Microsoft has patched 74 holes in its software as part of the company’s Patch Tuesday upgrades for August 2023, a decrease from the 132 vulnerabilities repaired last month.
This includes six Critical and 67 Important security flaws. Two defense-in-depth patches for Microsoft Office (ADV230003) and the Memory Integrity System Readiness Scan Tool (ADV230004) were also published by the software giant.
In addition, Microsoft has corrected 31 bugs in its Chromium-based Edge browser since last month’s Patch Tuesday edition, as well as one side-channel flaw affecting certain AMD processor types (CVE-2023-20569 or Inception).
ADV230003 refers to a previously reported security flaw known as CVE-2023-36884, a remote code execution vulnerability in Office and Windows HTML that has been actively exploited by the Russia-linked RomCom threat actor in attacks against Ukraine as well as pro-Ukraine targets in Eastern Europe and North America.
According to Microsoft, installing the new version “stops the attack chain” that led to the remote code execution flaw.
The other defense-in-depth update for the Memory Integrity System Readiness scan tool, which is used to check for memory integrity (aka hypervisor-protected code integrity or HVCI) compatibility issues, addresses a publicly known bug in which the “original version was published without an RSRC section, which contains resource information for a module.”

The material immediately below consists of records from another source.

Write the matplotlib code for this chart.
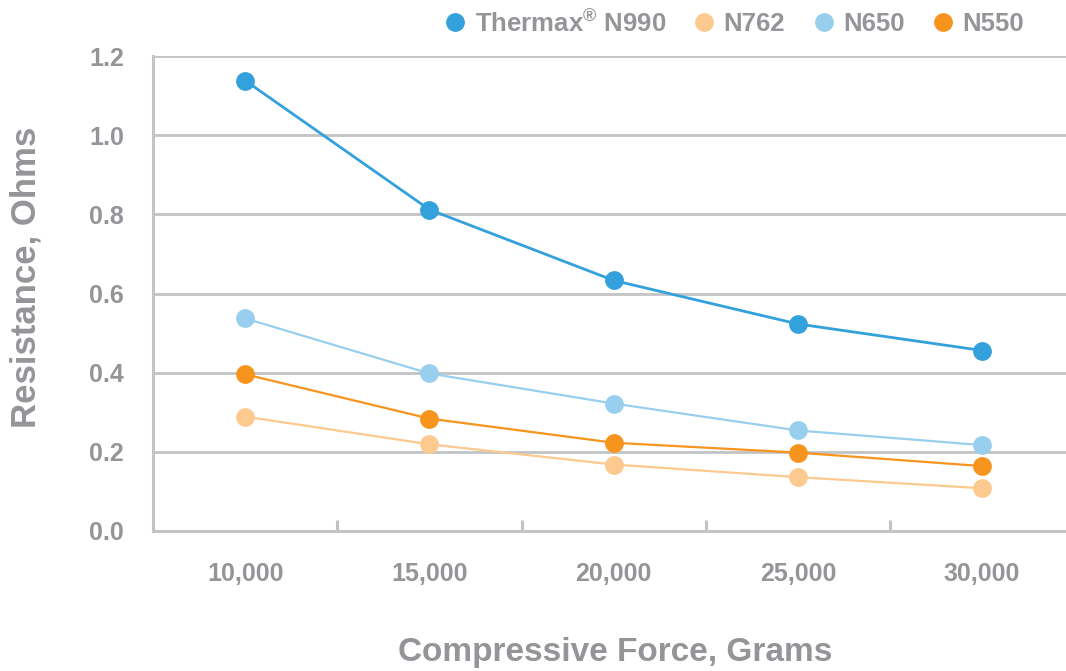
import numpy as np
import matplotlib.pyplot as plt

# data
forces = ["10,000", "15,000", "20,000", "25,000", "30,000"]
n990 = [1.138, 0.812, 0.633, 0.523, 0.456]
n762 = [0.289, 0.219, 0.168, 0.136, 0.108]
n650 = [0.537, 0.398, 0.322, 0.254, 0.217]
n550 = [0.396, 0.284, 0.223, 0.198, 0.164]
yticks = [0.0, 0.2, 0.4, 0.6, 0.8, 1.0, 1.2]

gray = '#939598'
grid_gray = '#c2c3c5'

plt.rcParams['font.family'] = ['Liberation Sans', 'DejaVu Sans']
plt.rcParams['font.weight'] = 'bold'
plt.rcParams['mathtext.fontset'] = 'custom'
plt.rcParams['mathtext.rm'] = 'Liberation Sans:bold'
plt.rcParams['mathtext.bf'] = 'Liberation Sans:bold'

fig = plt.figure(figsize=(10.66, 6.71), dpi=100)
ax = fig.add_axes([153/1066, (671-531)/671, 1 - 153/1066, (531-56)/671])

x = np.arange(len(forces))
series = [
    ("Thermax$^{\u00ae}$ N990", n990, '#33a1dc', 2.0, 5),
    ("N762", n762, '#fcc98e', 1.6, 2),
    ("N650", n650, '#99cfee', 1.6, 3),
    ("N550", n550, '#f7941d', 1.6, 4),
]
for name, vals, col, lw, z in series:
    ax.plot(x, vals, color=col, linewidth=lw, marker='o', markersize=12.5,
            label=name, zorder=z)

ax.set_xlim(-0.5, 4.455)
ax.set_ylim(0, 1.2)
ax.set_yticks(yticks)
ax.set_yticklabels([f"{v:.1f}" for v in yticks])
ax.set_xticks(x)
ax.set_xticklabels(forces)
ax.set_xticks(x[:-1] + 0.5, minor=True)

ax.grid(axis='y', color=grid_gray, linewidth=2.0, zorder=0)
ax.set_axisbelow(True)
for s in ['top', 'right']:
    ax.spines[s].set_visible(False)
for s in ['left', 'bottom']:
    ax.spines[s].set_color(grid_gray)
    ax.spines[s].set_linewidth(2.2)

ax.tick_params(axis='y', length=0, pad=21, labelsize=18, labelcolor=gray)
ax.tick_params(axis='x', which='major', length=0, pad=22, labelsize=18, labelcolor=gray)
ax.tick_params(axis='x', which='minor', direction='in', length=8, width=2.2, color=grid_gray)

ax.set_ylabel("Resistance, Ohms", fontsize=25, color=gray, fontweight='bold')
ax.yaxis.set_label_coords((26 - 153) / 913, 0.535)
ax.yaxis.label.set_va('center')
ax.set_xlabel("Compressive Force, Grams", fontsize=24, color=gray, fontweight='bold')
ax.xaxis.set_label_coords((615 - 153) / 913, (531 - 652) / 475)
ax.xaxis.label.set_va('center')

leg = fig.legend(loc='upper right', bbox_to_anchor=(1047/1066, 1.022), ncol=4, frameon=False,
                 fontsize=18.5, handlelength=0.6, handletextpad=0.45, columnspacing=1.2)
for t in leg.get_texts():
    t.set_color(gray)
for h in leg.get_lines():
    h.set_linestyle('none')

fig.savefig("out.png", dpi=100)
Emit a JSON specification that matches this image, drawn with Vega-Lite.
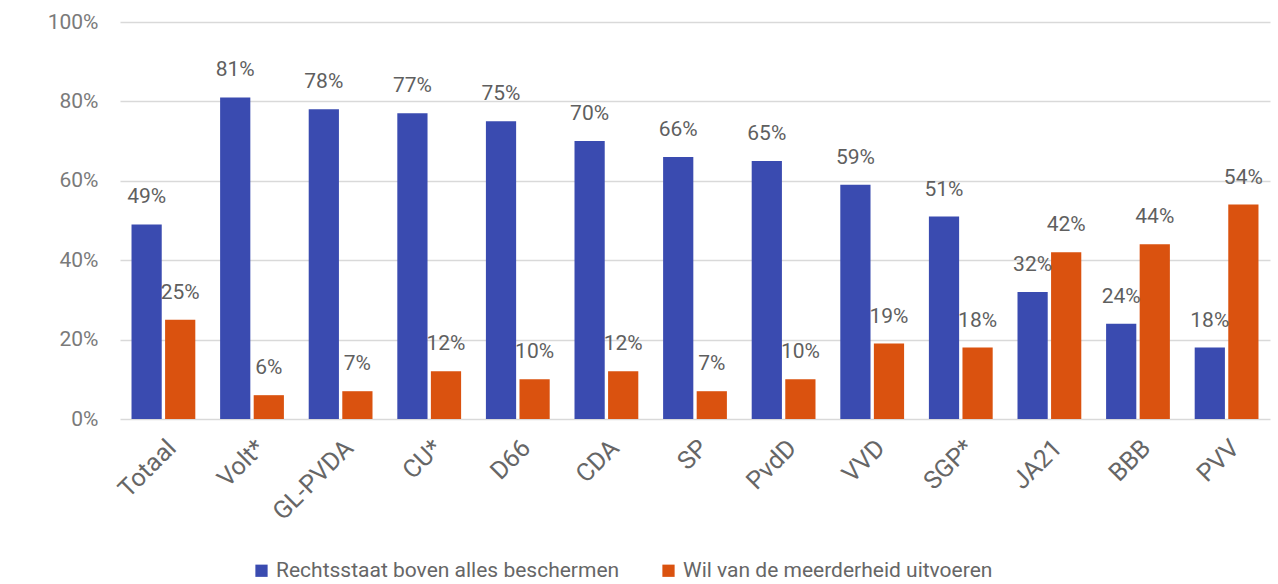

Numerous remote code execution flaws in Microsoft Message Queuing (MSMQ) and Microsoft Teams have also been patched, as have a number of spoofing vulnerabilities in Azure Apache Ambari, Azure Apache Hadoop, Azure Apache Hive, Azure Apache Oozie, Azure DevOps Server, Azure HDInsight Jupyter, and.NET Framework.
Furthermore, Redmond has fixed six denial-of-service (DoS) and two information disclosure weaknesses in MSMQ, in addition to a number of other issues uncovered in the same service that might result in remote code execution and DoS.
CVE-2023-35388, CVE-2023-38182 (CVSS scores: 8.0), and CVE-2023-38185 (CVSS scores: 8.8) are three other notable vulnerabilities in Exchange Server, the first two of which have been assigned a “Exploitation More Likely” rating.
“The exploitation of CVE-2023-35388 and CVE-2023-38182 is somewhat limited because an adjacent attack vector and valid exchange credentials are required,” Natalie Silva, lead content engineer at Immersive Labs, explained.
“This means that the attacker must be connected to your internal network and authenticate as a valid Exchange user before exploiting these vulnerabilities.” Anyone who accomplishes this can perform remote code execution via a PowerShell remoting session.”
Microsoft also acknowledged the existence of a proof-of-concept (PoC) exploit for a DoS vulnerability in.NET and Visual Studio (CVE-2023-38180, CVSS score: 7.5), noting that the “code or technique is not functional in all situations and may require substantial modification by a skilled attacker.”
Finally, the update includes patches for five Windows Kernel privilege escalation flaws (CVE-2023-35359, CVE-2023-35380, CVE-2023-35382, CVE-2023-35386, and CVE-2023-38154, CVSS scores: 7.8) that could be weaponized by a threat actor with local access to the target machine to gain SYSTEM privileges.